*TASK TO CARRY OUT:*
Leave the pictures out, and retype all of the material exactly as written.

*RECORDED INFORMATION:*
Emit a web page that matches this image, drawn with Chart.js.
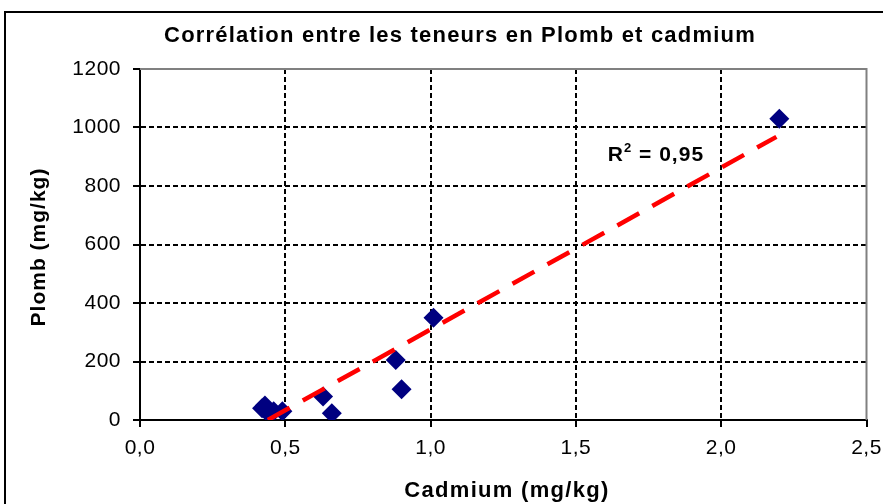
<!DOCTYPE html>
<html>
<head>
<meta charset="utf-8">
<script src="https://cdn.jsdelivr.net/npm/chart.js@4/dist/chart.umd.min.js"></script>
<style>
  html, body { margin: 0; padding: 0; background: #fff; }
  canvas { display: block; }
</style>
</head>
<body>
<canvas id="chart" width="883" height="504"></canvas>
<script>
// Données
const cadmium = [0.42, 0.43, 0.44, 0.46, 0.49, 0.63, 0.66, 0.88, 0.90, 1.01, 2.20];
const plomb = [40, 50, 25, 30, 30, 80, 23, 205, 105, 350, 1030];

// Droite de tendance (extrémités)
const trendX = [0.44, 2.19];
const trendY = [0, 968];

const xTicks = [0, 0.5, 1.0, 1.5, 2.0, 2.5];
const yTicks = [0, 200, 400, 600, 800, 1000, 1200];

const titre = 'Corrélation entre les teneurs en Plomb et cadmium';
const titreX = 'Cadmium (mg/kg)';
const titreY = 'Plomb (mg/kg)';
const r2Label = ['R', '2', ' = 0,95'];

const FONT = '"Liberation Sans", Arial, sans-serif';

// Espacement des lettres, un peu étiré comme dans Excel
function setSpacing(chart, px) {
    chart.ctx.letterSpacing = px + 'px';
}

const decorPlugin = {
    id: 'decor',
    beforeLayout(chart) { setSpacing(chart, 0.5); },
    beforeDraw(chart) {
        const ctx = chart.ctx;
        ctx.save();
        ctx.fillStyle = '#fff';
        ctx.fillRect(0, 0, chart.width, chart.height);
        // cadre extérieur
        ctx.strokeStyle = '#000';
        ctx.lineWidth = 2;
        ctx.beginPath();
        ctx.moveTo(5, chart.height);
        ctx.lineTo(5, 12);
        ctx.lineTo(chart.width, 12);
        ctx.stroke();
        ctx.restore();
        setSpacing(chart, 0.5);
    },
    beforeDatasetsDraw(chart) {
        const ctx = chart.ctx;
        const a = chart.chartArea;
        ctx.save();
        ctx.strokeStyle = '#808080';
        ctx.lineWidth = 2;
        ctx.beginPath();
        ctx.moveTo(a.left, a.top);
        ctx.lineTo(a.right, a.top);
        ctx.lineTo(a.right, a.bottom);
        ctx.stroke();
        ctx.restore();
    },
    afterDraw(chart) {
        const ctx = chart.ctx;
        const xs = chart.scales.x;
        const ys = chart.scales.y;
        ctx.save();
        ctx.fillStyle = '#000';

        // titre
        ctx.font = 'bold 22px ' + FONT;
        ctx.letterSpacing = '1.2px';
        ctx.textAlign = 'center';
        ctx.textBaseline = 'alphabetic';
        ctx.fillText(titre, 460, 42);

        // titre axe X
        ctx.letterSpacing = '1.3px';
        ctx.fillText(titreX, 507, 497);

        // titre axe Y
        ctx.save();
        ctx.translate(45, 247);
        ctx.rotate(-Math.PI / 2);
        ctx.font = 'bold 21px ' + FONT;
        ctx.letterSpacing = '1px';
        ctx.fillText(titreY, 0, 0);
        ctx.restore();

        // R²
        ctx.font = 'bold 21px ' + FONT;
        ctx.letterSpacing = '1px';
        ctx.textAlign = 'left';
        let px = xs.getPixelForValue(1.61);
        const py = ys.getPixelForValue(885);
        ctx.fillText(r2Label[0], px, py);
        px += ctx.measureText(r2Label[0]).width;
        ctx.font = 'bold 13px ' + FONT;
        ctx.fillText(r2Label[1], px, py - 9);
        px += ctx.measureText(r2Label[1]).width;
        ctx.font = 'bold 21px ' + FONT;
        ctx.fillText(r2Label[2], px, py);
        ctx.restore();
    }
};

function gridColor(first, last) {
    return (c) => {
        if (!c.tick) return 'rgba(0,0,0,0)';
        const v = c.tick.value;
        return (Math.abs(v - first) < 1e-9 || Math.abs(v - last) < 1e-9) ? 'rgba(0,0,0,0)' : '#000';
    };
}

const points = cadmium.map((x, i) => ({ x: x, y: plomb[i] }));
const trend = trendX.map((x, i) => ({ x: x, y: trendY[i] }));

new Chart(document.getElementById('chart'), {
    type: 'scatter',
    data: {
        datasets: [{
            label: 'Tendance',
            type: 'line',
            data: trend,
            borderColor: '#ff0000',
            borderWidth: 4.5,
            borderDash: [25, 15],
            pointRadius: 0,
            fill: false,
            order: 0
        }, {
            label: 'Plomb',
            data: points,
            pointStyle: 'rectRot',
            pointRadius: 10,
            pointHoverRadius: 10,
            backgroundColor: '#000080',
            borderColor: '#000080',
            borderWidth: 0,
            order: 1
        }]
    },
    options: {
        responsive: false,
        animation: false,
        devicePixelRatio: 1,
        layout: { padding: { top: 69, right: 16.5, left: 0, bottom: 0 } },
        plugins: {
            legend: { display: false },
            title: { display: false },
            tooltip: { enabled: false }
        },
        scales: {
            x: {
                type: 'linear',
                min: xTicks[0],
                max: xTicks[xTicks.length - 1],
                afterBuildTicks: (s) => { s.ticks = xTicks.map(v => ({ value: v })); },
                afterFit: (s) => { s.height = 84; s.paddingLeft = 0; s.paddingRight = 0; },
                ticks: {
                    color: '#000',
                    font: { family: FONT, size: 21 },
                    padding: 9,
                    maxRotation: 0,
                    callback: (v) => Number(v).toFixed(1).replace('.', ',')
                },
                grid: {
                    color: gridColor(xTicks[0], xTicks[xTicks.length - 1]),
                    lineWidth: 2,
                    tickColor: '#000',
                    tickLength: 7,
                    tickWidth: 2
                },
                border: { display: true, color: '#000', width: 2, dash: [5, 3] }
            },
            y: {
                type: 'linear',
                min: yTicks[0],
                max: yTicks[yTicks.length - 1],
                afterBuildTicks: (s) => { s.ticks = yTicks.map(v => ({ value: v })); },
                afterFit: (s) => { s.width = 140; s.paddingTop = 0; s.paddingBottom = 0; },
                ticks: {
                    color: '#000',
                    font: { family: FONT, size: 21 },
                    padding: 12,
                    callback: (v) => String(v)
                },
                grid: {
                    color: gridColor(yTicks[0], yTicks[yTicks.length - 1]),
                    lineWidth: 2,
                    tickColor: '#000',
                    tickLength: 7,
                    tickWidth: 2
                },
                border: { display: true, color: '#000', width: 2, dash: [5, 3] }
            }
        }
    },
    plugins: [decorPlugin]
});
</script>
</body>
</html>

*COMPLETED TASK:*
Emit a web page that matches this image, drawn with Chart.js.
<!DOCTYPE html>
<html>
<head>
<meta charset="utf-8">
<script src="https://cdn.jsdelivr.net/npm/chart.js@4/dist/chart.umd.min.js"></script>
<style>
  html, body { margin: 0; padding: 0; background: #fff; }
  canvas { display: block; }
</style>
</head>
<body>
<canvas id="chart" width="883" height="504"></canvas>
<script>
// Données
const cadmium = [0.42, 0.43, 0.44, 0.46, 0.49, 0.63, 0.66, 0.88, 0.90, 1.01, 2.20];
const plomb = [40, 50, 25, 30, 30, 80, 23, 205, 105, 350, 1030];

// Droite de tendance (extrémités)
const trendX = [0.44, 2.19];
const trendY = [0, 968];

const xTicks = [0, 0.5, 1.0, 1.5, 2.0, 2.5];
const yTicks = [0, 200, 400, 600, 800, 1000, 1200];

const titre = 'Corrélation entre les teneurs en Plomb et cadmium';
const titreX = 'Cadmium (mg/kg)';
const titreY = 'Plomb (mg/kg)';
const r2Label = ['R', '2', ' = 0,95'];

const FONT = '"Liberation Sans", Arial, sans-serif';

// Espacement des lettres, un peu étiré comme dans Excel
function setSpacing(chart, px) {
    chart.ctx.letterSpacing = px + 'px';
}

const decorPlugin = {
    id: 'decor',
    beforeLayout(chart) { setSpacing(chart, 0.5); },
    beforeDraw(chart) {
        const ctx = chart.ctx;
        ctx.save();
        ctx.fillStyle = '#fff';
        ctx.fillRect(0, 0, chart.width, chart.height);
        // cadre extérieur
        ctx.strokeStyle = '#000';
        ctx.lineWidth = 2;
        ctx.beginPath();
        ctx.moveTo(5, chart.height);
        ctx.lineTo(5, 12);
        ctx.lineTo(chart.width, 12);
        ctx.stroke();
        ctx.restore();
        setSpacing(chart, 0.5);
    },
    beforeDatasetsDraw(chart) {
        const ctx = chart.ctx;
        const a = chart.chartArea;
        ctx.save();
        ctx.strokeStyle = '#808080';
        ctx.lineWidth = 2;
        ctx.beginPath();
        ctx.moveTo(a.left, a.top);
        ctx.lineTo(a.right, a.top);
        ctx.lineTo(a.right, a.bottom);
        ctx.stroke();
        ctx.restore();
    },
    afterDraw(chart) {
        const ctx = chart.ctx;
        const xs = chart.scales.x;
        const ys = chart.scales.y;
        ctx.save();
        ctx.fillStyle = '#000';

        // titre
        ctx.font = 'bold 22px ' + FONT;
        ctx.letterSpacing = '1.2px';
        ctx.textAlign = 'center';
        ctx.textBaseline = 'alphabetic';
        ctx.fillText(titre, 460, 42);

        // titre axe X
        ctx.letterSpacing = '1.3px';
        ctx.fillText(titreX, 507, 497);

        // titre axe Y
        ctx.save();
        ctx.translate(45, 247);
        ctx.rotate(-Math.PI / 2);
        ctx.font = 'bold 21px ' + FONT;
        ctx.letterSpacing = '1px';
        ctx.fillText(titreY, 0, 0);
        ctx.restore();

        // R²
        ctx.font = 'bold 21px ' + FONT;
        ctx.letterSpacing = '1px';
        ctx.textAlign = 'left';
        let px = xs.getPixelForValue(1.61);
        const py = ys.getPixelForValue(885);
        ctx.fillText(r2Label[0], px, py);
        px += ctx.measureText(r2Label[0]).width;
        ctx.font = 'bold 13px ' + FONT;
        ctx.fillText(r2Label[1], px, py - 9);
        px += ctx.measureText(r2Label[1]).width;
        ctx.font = 'bold 21px ' + FONT;
        ctx.fillText(r2Label[2], px, py);
        ctx.restore();
    }
};

function gridColor(first, last) {
    return (c) => {
        if (!c.tick) return 'rgba(0,0,0,0)';
        const v = c.tick.value;
        return (Math.abs(v - first) < 1e-9 || Math.abs(v - last) < 1e-9) ? 'rgba(0,0,0,0)' : '#000';
    };
}

const points = cadmium.map((x, i) => ({ x: x, y: plomb[i] }));
const trend = trendX.map((x, i) => ({ x: x, y: trendY[i] }));

new Chart(document.getElementById('chart'), {
    type: 'scatter',
    data: {
        datasets: [{
            label: 'Tendance',
            type: 'line',
            data: trend,
            borderColor: '#ff0000',
            borderWidth: 4.5,
            borderDash: [25, 15],
            pointRadius: 0,
            fill: false,
            order: 0
        }, {
            label: 'Plomb',
            data: points,
            pointStyle: 'rectRot',
            pointRadius: 10,
            pointHoverRadius: 10,
            backgroundColor: '#000080',
            borderColor: '#000080',
            borderWidth: 0,
            order: 1
        }]
    },
    options: {
        responsive: false,
        animation: false,
        devicePixelRatio: 1,
        layout: { padding: { top: 69, right: 16.5, left: 0, bottom: 0 } },
        plugins: {
            legend: { display: false },
            title: { display: false },
            tooltip: { enabled: false }
        },
        scales: {
            x: {
                type: 'linear',
                min: xTicks[0],
                max: xTicks[xTicks.length - 1],
                afterBuildTicks: (s) => { s.ticks = xTicks.map(v => ({ value: v })); },
                afterFit: (s) => { s.height = 84; s.paddingLeft = 0; s.paddingRight = 0; },
                ticks: {
                    color: '#000',
                    font: { family: FONT, size: 21 },
                    padding: 9,
                    maxRotation: 0,
                    callback: (v) => Number(v).toFixed(1).replace('.', ',')
                },
                grid: {
                    color: gridColor(xTicks[0], xTicks[xTicks.length - 1]),
                    lineWidth: 2,
                    tickColor: '#000',
                    tickLength: 7,
                    tickWidth: 2
                },
                border: { display: true, color: '#000', width: 2, dash: [5, 3] }
            },
            y: {
                type: 'linear',
                min: yTicks[0],
                max: yTicks[yTicks.length - 1],
                afterBuildTicks: (s) => { s.ticks = yTicks.map(v => ({ value: v })); },
                afterFit: (s) => { s.width = 140; s.paddingTop = 0; s.paddingBottom = 0; },
                ticks: {
                    color: '#000',
                    font: { family: FONT, size: 21 },
                    padding: 12,
                    callback: (v) => String(v)
                },
                grid: {
                    color: gridColor(yTicks[0], yTicks[yTicks.length - 1]),
                    lineWidth: 2,
                    tickColor: '#000',
                    tickLength: 7,
                    tickWidth: 2
                },
                border: { display: true, color: '#000', width: 2, dash: [5, 3] }
            }
        }
    },
    plugins: [decorPlugin]
});
</script>
</body>
</html>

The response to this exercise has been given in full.